## TASK INSTRUCTIONS
Return each line containing the string "that".
◇ ◇ ◇
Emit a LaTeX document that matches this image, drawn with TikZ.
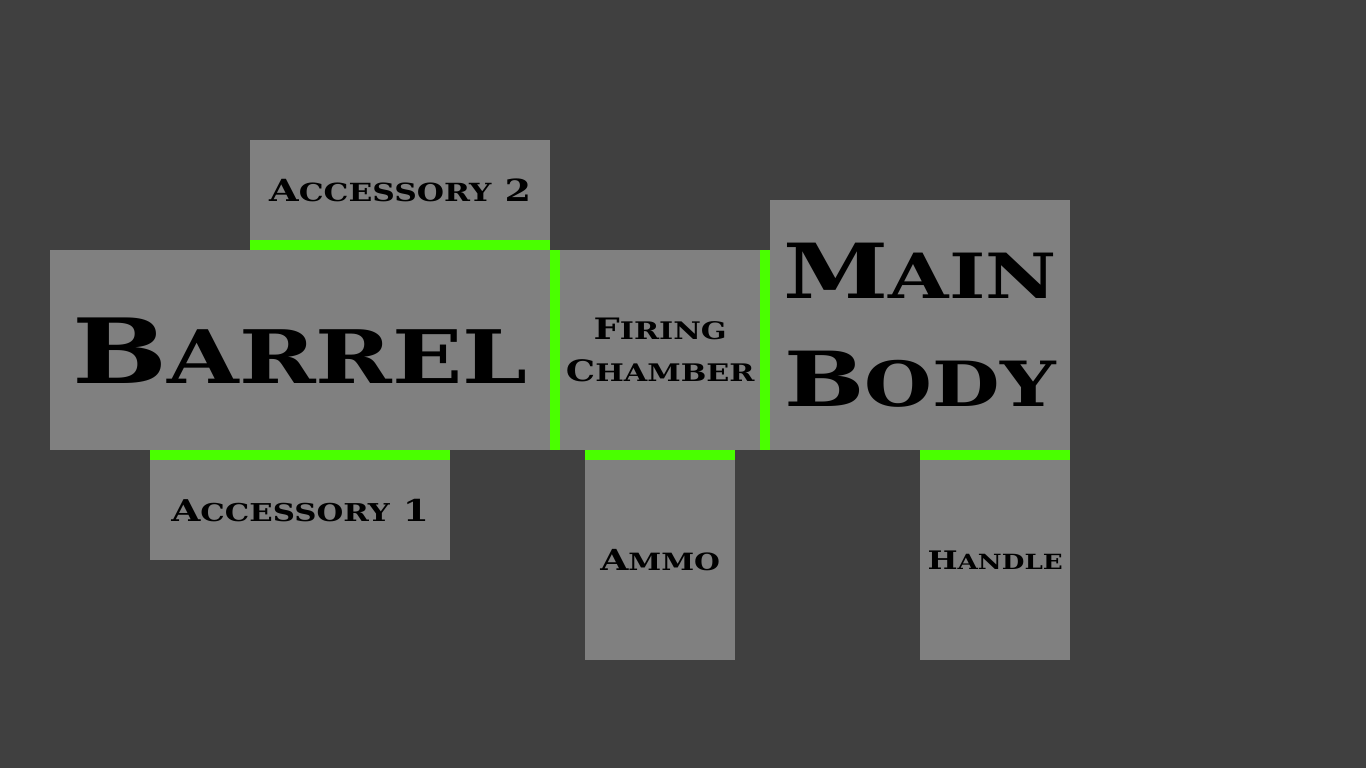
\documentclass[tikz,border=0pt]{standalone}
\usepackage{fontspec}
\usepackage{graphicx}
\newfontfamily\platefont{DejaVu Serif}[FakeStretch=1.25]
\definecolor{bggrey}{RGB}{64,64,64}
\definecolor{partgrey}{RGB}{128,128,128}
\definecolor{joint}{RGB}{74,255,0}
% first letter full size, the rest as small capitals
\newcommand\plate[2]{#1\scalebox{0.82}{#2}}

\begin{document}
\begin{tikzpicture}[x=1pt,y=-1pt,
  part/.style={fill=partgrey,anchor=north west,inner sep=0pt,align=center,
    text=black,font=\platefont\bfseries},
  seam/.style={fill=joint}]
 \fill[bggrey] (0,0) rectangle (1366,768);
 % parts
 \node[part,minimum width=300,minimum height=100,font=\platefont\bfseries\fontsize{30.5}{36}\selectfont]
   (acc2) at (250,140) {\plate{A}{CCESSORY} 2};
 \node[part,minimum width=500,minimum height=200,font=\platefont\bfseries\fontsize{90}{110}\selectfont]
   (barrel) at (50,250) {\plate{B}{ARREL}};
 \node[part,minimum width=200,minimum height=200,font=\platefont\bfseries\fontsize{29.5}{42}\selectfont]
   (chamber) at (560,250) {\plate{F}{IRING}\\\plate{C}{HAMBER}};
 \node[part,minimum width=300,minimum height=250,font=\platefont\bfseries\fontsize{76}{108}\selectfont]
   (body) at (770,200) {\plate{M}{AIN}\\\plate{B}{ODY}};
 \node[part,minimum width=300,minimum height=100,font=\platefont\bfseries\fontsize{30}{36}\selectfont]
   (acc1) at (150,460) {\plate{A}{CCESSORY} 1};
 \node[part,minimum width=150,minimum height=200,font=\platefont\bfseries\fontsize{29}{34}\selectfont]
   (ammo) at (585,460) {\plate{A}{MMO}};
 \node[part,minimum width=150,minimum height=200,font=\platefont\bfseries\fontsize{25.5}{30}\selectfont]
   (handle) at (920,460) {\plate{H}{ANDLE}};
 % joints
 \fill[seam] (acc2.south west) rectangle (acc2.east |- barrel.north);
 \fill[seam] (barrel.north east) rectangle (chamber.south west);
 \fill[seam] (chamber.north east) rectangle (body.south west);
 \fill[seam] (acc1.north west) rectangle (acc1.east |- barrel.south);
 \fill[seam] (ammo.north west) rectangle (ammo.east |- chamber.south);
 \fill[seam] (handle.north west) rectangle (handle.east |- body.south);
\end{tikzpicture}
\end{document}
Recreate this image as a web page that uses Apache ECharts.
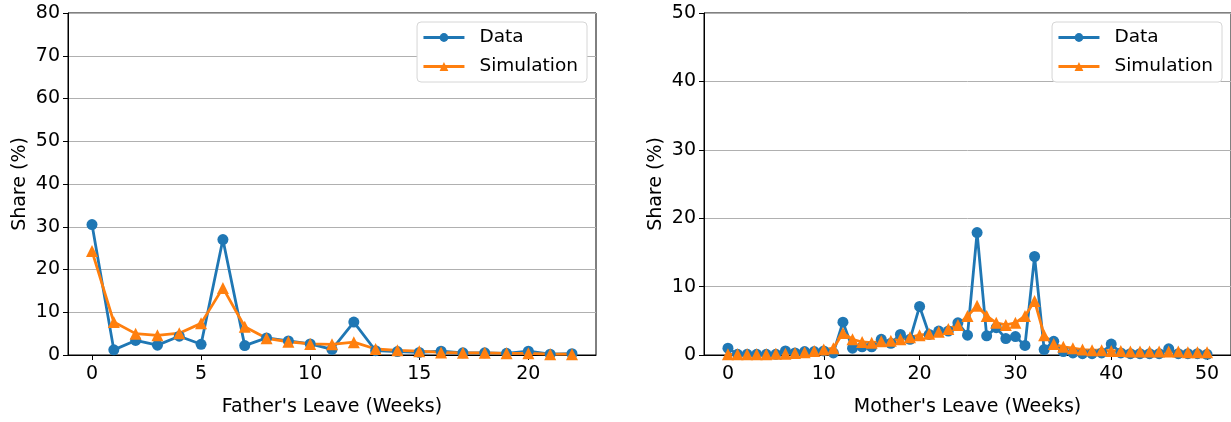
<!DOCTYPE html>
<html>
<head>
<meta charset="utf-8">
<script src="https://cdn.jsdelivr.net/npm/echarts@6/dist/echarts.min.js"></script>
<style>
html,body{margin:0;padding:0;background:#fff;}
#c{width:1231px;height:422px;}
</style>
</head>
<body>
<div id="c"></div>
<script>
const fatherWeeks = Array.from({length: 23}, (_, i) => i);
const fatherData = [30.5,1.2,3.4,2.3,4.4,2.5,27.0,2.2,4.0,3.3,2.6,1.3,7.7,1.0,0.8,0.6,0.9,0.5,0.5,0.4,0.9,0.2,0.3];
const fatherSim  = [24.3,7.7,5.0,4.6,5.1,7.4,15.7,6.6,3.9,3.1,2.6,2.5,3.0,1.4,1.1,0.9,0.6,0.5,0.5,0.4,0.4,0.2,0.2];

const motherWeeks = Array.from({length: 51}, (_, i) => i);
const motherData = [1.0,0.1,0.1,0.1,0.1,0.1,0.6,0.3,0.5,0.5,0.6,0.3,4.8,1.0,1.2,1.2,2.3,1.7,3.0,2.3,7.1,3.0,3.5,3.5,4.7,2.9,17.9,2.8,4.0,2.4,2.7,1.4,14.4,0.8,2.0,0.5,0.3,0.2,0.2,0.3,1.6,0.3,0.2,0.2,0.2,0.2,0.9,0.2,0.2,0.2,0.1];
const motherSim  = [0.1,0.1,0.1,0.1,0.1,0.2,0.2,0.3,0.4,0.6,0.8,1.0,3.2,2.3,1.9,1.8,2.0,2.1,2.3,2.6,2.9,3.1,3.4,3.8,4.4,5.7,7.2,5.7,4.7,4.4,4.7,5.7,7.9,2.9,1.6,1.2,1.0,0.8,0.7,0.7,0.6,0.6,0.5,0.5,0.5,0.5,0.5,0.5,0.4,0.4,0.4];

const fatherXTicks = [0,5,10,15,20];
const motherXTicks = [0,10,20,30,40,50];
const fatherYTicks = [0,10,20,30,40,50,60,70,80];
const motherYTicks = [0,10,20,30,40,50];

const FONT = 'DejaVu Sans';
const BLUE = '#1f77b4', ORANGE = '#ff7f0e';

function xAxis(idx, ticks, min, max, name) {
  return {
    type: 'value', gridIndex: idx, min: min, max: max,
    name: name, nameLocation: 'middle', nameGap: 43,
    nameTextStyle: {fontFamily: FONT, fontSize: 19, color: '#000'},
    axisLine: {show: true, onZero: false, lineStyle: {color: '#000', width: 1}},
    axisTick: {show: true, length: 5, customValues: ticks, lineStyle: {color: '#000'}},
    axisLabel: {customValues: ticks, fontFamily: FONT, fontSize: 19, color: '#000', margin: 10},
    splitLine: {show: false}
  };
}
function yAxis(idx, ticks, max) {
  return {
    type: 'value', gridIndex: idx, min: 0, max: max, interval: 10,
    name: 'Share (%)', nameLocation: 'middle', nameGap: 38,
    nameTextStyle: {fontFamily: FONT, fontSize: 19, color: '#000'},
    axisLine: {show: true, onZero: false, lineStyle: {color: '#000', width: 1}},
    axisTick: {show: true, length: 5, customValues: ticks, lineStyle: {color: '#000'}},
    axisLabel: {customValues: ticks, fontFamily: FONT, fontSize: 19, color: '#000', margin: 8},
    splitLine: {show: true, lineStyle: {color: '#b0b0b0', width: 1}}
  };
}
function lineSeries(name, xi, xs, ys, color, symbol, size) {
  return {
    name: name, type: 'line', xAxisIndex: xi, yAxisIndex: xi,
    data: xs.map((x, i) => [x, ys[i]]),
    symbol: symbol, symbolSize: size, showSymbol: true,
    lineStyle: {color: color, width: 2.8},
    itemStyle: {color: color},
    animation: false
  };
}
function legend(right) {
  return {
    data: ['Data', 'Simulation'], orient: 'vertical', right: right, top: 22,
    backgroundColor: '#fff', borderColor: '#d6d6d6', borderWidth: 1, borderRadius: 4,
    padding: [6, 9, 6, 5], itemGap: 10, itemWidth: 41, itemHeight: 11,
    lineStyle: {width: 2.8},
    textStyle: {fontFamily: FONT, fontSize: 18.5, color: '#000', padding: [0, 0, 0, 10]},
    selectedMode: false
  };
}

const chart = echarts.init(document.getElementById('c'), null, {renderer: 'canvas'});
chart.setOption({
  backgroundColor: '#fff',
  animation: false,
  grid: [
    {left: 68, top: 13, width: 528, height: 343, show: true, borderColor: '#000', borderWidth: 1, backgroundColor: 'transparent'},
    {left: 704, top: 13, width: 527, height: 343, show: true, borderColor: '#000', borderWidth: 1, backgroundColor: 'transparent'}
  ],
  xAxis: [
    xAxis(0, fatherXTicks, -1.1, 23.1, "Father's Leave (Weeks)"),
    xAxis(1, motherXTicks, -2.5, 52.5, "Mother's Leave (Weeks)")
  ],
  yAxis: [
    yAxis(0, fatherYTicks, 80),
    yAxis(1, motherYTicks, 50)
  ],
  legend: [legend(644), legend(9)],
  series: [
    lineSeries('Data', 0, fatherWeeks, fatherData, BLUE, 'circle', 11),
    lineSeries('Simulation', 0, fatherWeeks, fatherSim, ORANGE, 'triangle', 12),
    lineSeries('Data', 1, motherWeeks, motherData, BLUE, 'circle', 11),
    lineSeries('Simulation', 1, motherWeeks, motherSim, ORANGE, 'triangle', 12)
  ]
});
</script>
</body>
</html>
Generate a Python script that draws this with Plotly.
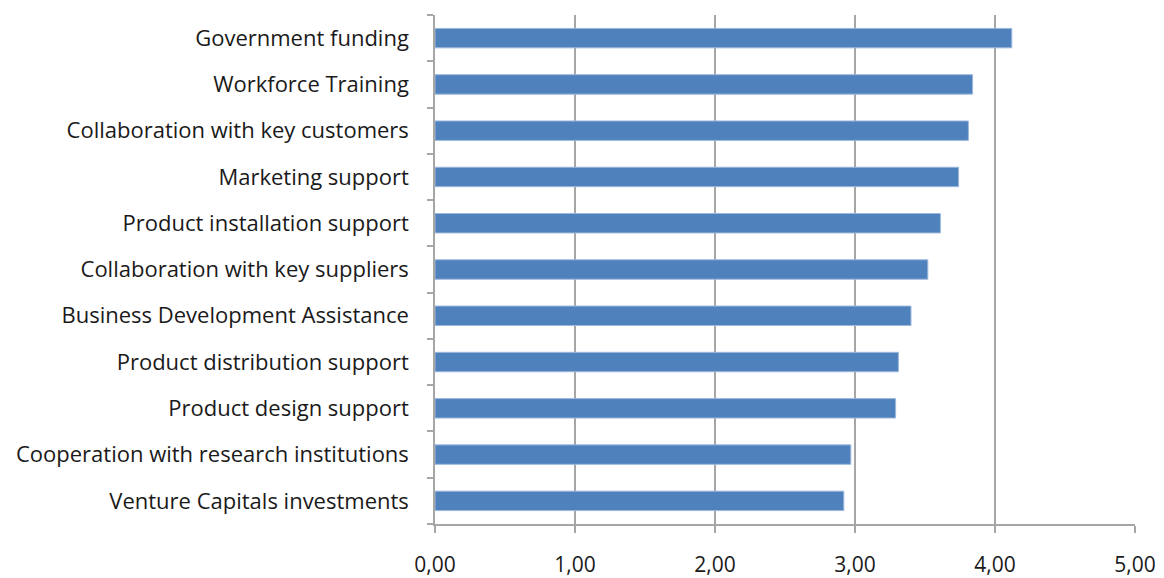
◇ ◇ ◇
## ANSWER TO THIS EXERCISE
Emit a LaTeX document that matches this image, drawn with TikZ.
Recreate this image as a web page that uses Apache ECharts.
Generate a Python script that draws this with Plotly.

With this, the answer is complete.